What are your biggest artistic influences and/or who are your favorite artists?

Packaging is where it’s at! It is an often overlooked art form, but if you think about it, packaging can be even more important than the product itself. Much like with poster and propaganda art, the challenge with packaging is to create something that is not only pleasing to the eye, but something that conveys a very specific feeling and sends a clear message to the viewer, all at a glance. One of my personal favorite artists is Shepard Fairey, who is a street artist and the creator of the "Obey" brand. Politics aside, I have always admired his ability to compose images with clear and powerful messages.


What are some of your favorite projects you have worked on at Funko?

One of my favorite projects was the very first set of Marvel Collector Corps t-shirts featuring characters from Age of Ultron. That happened right at the transition period of Flophouse to Funko South and I remember feeling very, very excited to see these t-shirts that I had designed go out to thousands of Marvel fans! It’s a very rewarding and humbling experience that never goes away. Among my other favorite projects are anything Ninja Turtles related, but that’s a given since I’m a HUGE turtle fan.

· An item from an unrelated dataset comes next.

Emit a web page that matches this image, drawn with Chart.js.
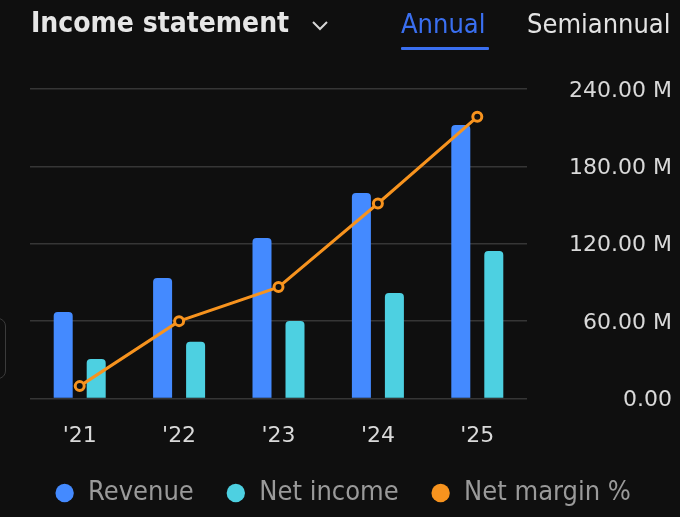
<!DOCTYPE html>
<html>
<head>
<meta charset="utf-8">
<script src="https://cdn.jsdelivr.net/npm/chart.js@4.4.1/dist/chart.umd.min.js"></script>
<style>
  html, body { margin: 0; padding: 0; background: #0f0f0f; }
  #wrap { position: relative; width: 680px; height: 517px; overflow: hidden; }
  #c { position: absolute; left: 0; top: 0; }
  .title { position: absolute; left: 31px; top: 6px; font-family: "DejaVu Sans Condensed", "DejaVu Sans"; font-weight: bold; font-size: 28px; color: #e6e6e6; }
  .chev { position: absolute; left: 311px; top: 20px; }
  .tab { position: absolute; top: 8px; font-family: "DejaVu Sans Condensed", "DejaVu Sans"; font-size: 27px; }
  .tab.on { left: 401px; color: #3a6ff0; }
  .tab.off { left: 527px; color: #e3e3e3; }
  .uline { position: absolute; left: 401px; top: 47px; width: 88px; height: 3px; background: #3a6ff0; border-radius: 1px; }
  .handle { position: absolute; left: -12px; top: 318px; width: 16px; height: 59px; border: 1.5px solid #3b3b3b; border-radius: 8px; }
</style>
</head>
<body>
<div id="wrap">
  <canvas id="c" width="680" height="517"></canvas>
  <div class="title">Income statement</div>
  <svg class="chev" width="20" height="12" viewBox="0 0 20 12"><polyline points="2,2 9,9 16,2" fill="none" stroke="#d6d6d6" stroke-width="2"/></svg>
  <div class="tab on">Annual</div>
  <div class="uline"></div>
  <div class="tab off">Semiannual</div>
  <div class="handle"></div>
</div>
<script>
var years = ["'21", "'22", "'23", "'24", "'25"];
var revenue = [67.1, 93.4, 124.5, 159.4, 212.1];
var netIncome = [30.6, 44.0, 60.1, 81.8, 114.4];
var netMargin = [45.4, 47.5, 48.6, 51.3, 54.1];
var yTicks = [0, 60, 120, 180, 240];

var tickFont = { family: "DejaVu Sans", size: 22 };
function fmt(v) { return v === 0 ? "0.00" : v.toFixed(2) + " M"; }

// right axis labels end at x=672, axis box is 145px wide
var mctx = document.createElement("canvas").getContext("2d");
mctx.font = "22px 'DejaVu Sans'";
var widest = mctx.measureText(fmt(240)).width;

var ctx = document.getElementById("c").getContext("2d");
new Chart(ctx, {
  type: "bar",
  data: {
    labels: years,
    datasets: [
      {
        label: "Revenue",
        data: revenue,
        backgroundColor: "#448aff",
        borderRadius: { topLeft: 4, topRight: 4 },
        borderSkipped: "start",
        categoryPercentage: 0.664,
        barPercentage: 0.576,
        yAxisID: "y",
        order: 1
      },
      {
        label: "Net income",
        data: netIncome,
        backgroundColor: "#4dd0e1",
        borderRadius: { topLeft: 4, topRight: 4 },
        borderSkipped: "start",
        categoryPercentage: 0.664,
        barPercentage: 0.576,
        yAxisID: "y",
        order: 1
      },
      {
        type: "line",
        label: "Net margin %",
        data: netMargin,
        borderColor: "#f7931e",
        backgroundColor: "#f7931e",
        borderWidth: 3,
        pointRadius: 4.5,
        pointBorderWidth: 3,
        pointBackgroundColor: "#0f0f0f",
        pointBorderColor: "#f7931e",
        tension: 0,
        yAxisID: "y2",
        order: 0
      }
    ]
  },
  options: {
    responsive: false,
    animation: false,
    layout: { padding: { top: 89, left: 13.5, right: 8, bottom: 0.5 } },
    scales: {
      x: {
        grid: { display: false, drawTicks: false },
        border: { display: false },
        ticks: { color: "#d9d9d9", font: tickFont, padding: 24.5 },
        afterFit: function(s) { s.height = 49; }
      },
      y: {
        position: "right",
        min: 0,
        max: 240,
        afterBuildTicks: function(s) { s.ticks = yTicks.map(function(v) { return { value: v }; }); },
        grid: { color: "#363636", lineWidth: 1.5, drawTicks: false },
        border: { display: false },
        ticks: {
          color: "#d9d9d9",
          font: tickFont,
          crossAlign: "far",
          labelOffset: 2,
          padding: 145 - widest,
          callback: function(v) { return fmt(v); }
        },
        afterFit: function(s) { s.width = 145; }
      },
      // margin axis: kept invisible, only reserves the left gutter
      y2: {
        position: "left",
        min: 45,
        max: 55,
        grid: { display: false, drawTicks: false },
        border: { display: false },
        ticks: { display: false },
        afterFit: function(s) { s.width = 16.5; }
      }
    },
    plugins: {
      tooltip: { enabled: false },
      legend: {
        position: "bottom",
        labels: {
          usePointStyle: true,
          pointStyle: "circle",
          boxWidth: 20,
          boxHeight: 13,
          padding: 32,
          color: "#9a9a9a",
          font: { family: "DejaVu Sans Condensed", size: 27 },
          sort: function(a, b) { return a.datasetIndex - b.datasetIndex; },
          generateLabels: function(chart) {
            var items = Chart.defaults.plugins.legend.labels.generateLabels(chart);
            items.forEach(function(it) {
              var c = chart.data.datasets[it.datasetIndex].backgroundColor;
              it.fillStyle = c;
              it.strokeStyle = c;
              it.lineWidth = 0;
            });
            return items;
          }
        }
      }
    }
  }
});
</script>
</body>
</html>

What programs and/or tools do you use most often?

Email. It sounds a little boring, but communication has definitely become an essential part of my job in the recent years and I do not mind it at all! When it comes down to actually creating art, all of my sketching and doodling is done with my Wacom tablet on Photoshop which is then carried over to Illustrator, where the final image is really constructed. I’m an Apple fanboy so I’m Mac all the way!


What is your dream project?

I would love to redesign the current NASA logo. As a kid, I dreamt of being an astronaut and traveling to outer space. Unless being some kind of astronaut/artist is an option, I’d settle for rebranding the look of such an awesome, iconic and historic space agency. I would love to bring back the retro-rad/ futuristic design feel that was lost after the red worm logo from the 1980's was retired.


What do you collect?

I collect anything that looks cool. That means anything from designer vinyl toys to cans of foreign energy drinks with awesome packaging. I don’t own an entire set of anything, come to think about it. I tend to acquire pieces that I think are cool even when I don’t know what they are. I will say that I gravitate towards items that are either Ninja Turtle related and/or solid colored; there’s something about a plain white or black figure that is really appealing to me. Test shots and prototype figures are the absolute coolest kind of collectible.


What is your favorite medium?

Definitely digital. I can’t deny that there’s a charm to the smell and feel of a freshly sharpened Ticonderoga, but "command-Z" is just something I can no longer live without. Since I began drawing primarily with Photoshop, my desk is a lot less cluttered and I feel a lot more organized. Digital art is really, really convenient. A common misconception about digital art (mostly from non-artists) is that using computers is cheating, but I guarantee you there is no “draw a Ninja Turtle" button on anybody’s keyboard. …If there is, please contact me.


Any advice for aspiring toy designers?

I am by no means an old wise veteran in my industry nor will I claim to know what’s best for someone else’s creative career, but I can certainly share a piece of advice that was given to me by others that is something I have witnessed as being absolutely true: Do twice as much as you think. I’ve heard this time and time again. Your ideas are worth absolutely nothing unless you put them into play. Shepard Fairey put it best saying, “I don’t have the cleanest brush stroke, or even the most original ideas, but I’m willing to put in the work.” If you have a passion for creating then don’t be scared to put in all the work and make all the mistakes necessary to see an idea through. Believe me, this is what will separate you from the majority.